* [Aim of the exercise] Output each line exactly as it appears, skipping any embedded picture.

* [Provided material]
● ● ● ●

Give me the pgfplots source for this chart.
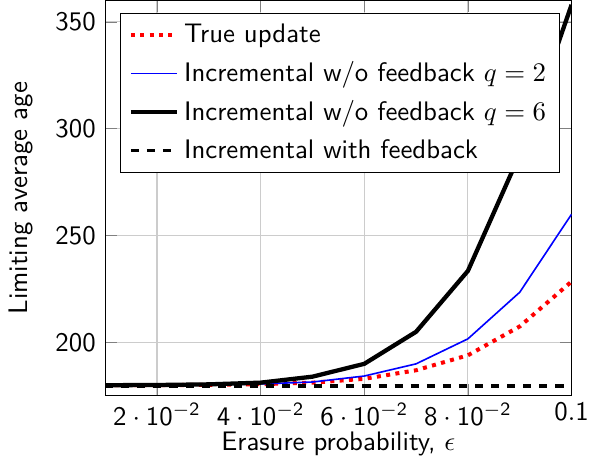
\documentclass[border=0pt]{standalone}
\usepackage{pgfplots}
\pgfplotsset{compat=1.18}
\renewcommand{\familydefault}{\sfdefault}

\begin{document}
\begin{tikzpicture}
\begin{axis}[
  scale only axis, width=174pt, height=147.5pt,
  xmin=0.01, xmax=0.1, ymin=175, ymax=360,
  xtick={0.02,0.04,0.06,0.08,0.1},
  xticklabels={$\mathsf{2}\cdot\mathsf{10}^{-\mathsf{2}}$,
               $\mathsf{4}\cdot\mathsf{10}^{-\mathsf{2}}$,
               $\mathsf{6}\cdot\mathsf{10}^{-\mathsf{2}}$,
               $\mathsf{8}\cdot\mathsf{10}^{-\mathsf{2}}$,
               $\mathsf{0.1}$},
  xticklabel style={yshift=1pt, inner xsep=0.5pt},
  ytick={200,250,300,350},
  yticklabel style={/pgf/number format/assume math mode=true},
  xlabel={Erasure probability, $\epsilon$},
  xlabel style={yshift=4.5pt},
  ylabel={Limiting average age},
  ylabel style={yshift=1.5pt},
  grid=major, grid style={gray!40},
  legend style={at={(0.032,0.969)}, anchor=north west, draw=black, fill=white,
                row sep=1.5pt},
  legend cell align=left,
]
\addplot[red, dotted, line width=1.5pt] coordinates {
  (0.01,180) (0.02,180) (0.03,180.2) (0.04,180.5) (0.05,181.2)
  (0.06,183) (0.07,187) (0.08,194) (0.09,207.5) (0.1,228.5)};
\addlegendentry{True update}
\addplot[blue, line width=0.6pt] coordinates {
  (0.01,180) (0.02,180) (0.03,180.2) (0.04,180.6) (0.05,181.5)
  (0.06,184.3) (0.07,190) (0.08,201.7) (0.09,223.5) (0.1,260)};
\addlegendentry{Incremental w/o feedback $q=2$}
\addplot[black, line width=1.6pt] coordinates {
  (0.01,180) (0.02,180.1) (0.03,180.4) (0.04,181.2) (0.05,184)
  (0.06,190) (0.07,205) (0.08,233.5) (0.09,288) (0.1,358)};
\addlegendentry{Incremental w/o feedback $q=6$}
\addplot[black, dashed, line width=1.4pt] coordinates {
  (0.01,179.7) (0.02,179.7) (0.03,179.7) (0.04,179.7) (0.05,179.7)
  (0.06,179.7) (0.07,179.7) (0.08,179.7) (0.09,179.7) (0.1,179.7)};
\addlegendentry{Incremental with feedback}
\end{axis}
\end{tikzpicture}
\end{document}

● ● ● ●

* [Reply to the exercise]
Give me the pgfplots source for this chart.
\documentclass[border=0pt]{standalone}
\usepackage{pgfplots}
\pgfplotsset{compat=1.18}
\renewcommand{\familydefault}{\sfdefault}

\begin{document}
\begin{tikzpicture}
\begin{axis}[
  scale only axis, width=174pt, height=147.5pt,
  xmin=0.01, xmax=0.1, ymin=175, ymax=360,
  xtick={0.02,0.04,0.06,0.08,0.1},
  xticklabels={$\mathsf{2}\cdot\mathsf{10}^{-\mathsf{2}}$,
               $\mathsf{4}\cdot\mathsf{10}^{-\mathsf{2}}$,
               $\mathsf{6}\cdot\mathsf{10}^{-\mathsf{2}}$,
               $\mathsf{8}\cdot\mathsf{10}^{-\mathsf{2}}$,
               $\mathsf{0.1}$},
  xticklabel style={yshift=1pt, inner xsep=0.5pt},
  ytick={200,250,300,350},
  yticklabel style={/pgf/number format/assume math mode=true},
  xlabel={Erasure probability, $\epsilon$},
  xlabel style={yshift=4.5pt},
  ylabel={Limiting average age},
  ylabel style={yshift=1.5pt},
  grid=major, grid style={gray!40},
  legend style={at={(0.032,0.969)}, anchor=north west, draw=black, fill=white,
                row sep=1.5pt},
  legend cell align=left,
]
\addplot[red, dotted, line width=1.5pt] coordinates {
  (0.01,180) (0.02,180) (0.03,180.2) (0.04,180.5) (0.05,181.2)
  (0.06,183) (0.07,187) (0.08,194) (0.09,207.5) (0.1,228.5)};
\addlegendentry{True update}
\addplot[blue, line width=0.6pt] coordinates {
  (0.01,180) (0.02,180) (0.03,180.2) (0.04,180.6) (0.05,181.5)
  (0.06,184.3) (0.07,190) (0.08,201.7) (0.09,223.5) (0.1,260)};
\addlegendentry{Incremental w/o feedback $q=2$}
\addplot[black, line width=1.6pt] coordinates {
  (0.01,180) (0.02,180.1) (0.03,180.4) (0.04,181.2) (0.05,184)
  (0.06,190) (0.07,205) (0.08,233.5) (0.09,288) (0.1,358)};
\addlegendentry{Incremental w/o feedback $q=6$}
\addplot[black, dashed, line width=1.4pt] coordinates {
  (0.01,179.7) (0.02,179.7) (0.03,179.7) (0.04,179.7) (0.05,179.7)
  (0.06,179.7) (0.07,179.7) (0.08,179.7) (0.09,179.7) (0.1,179.7)};
\addlegendentry{Incremental with feedback}
\end{axis}
\end{tikzpicture}
\end{document}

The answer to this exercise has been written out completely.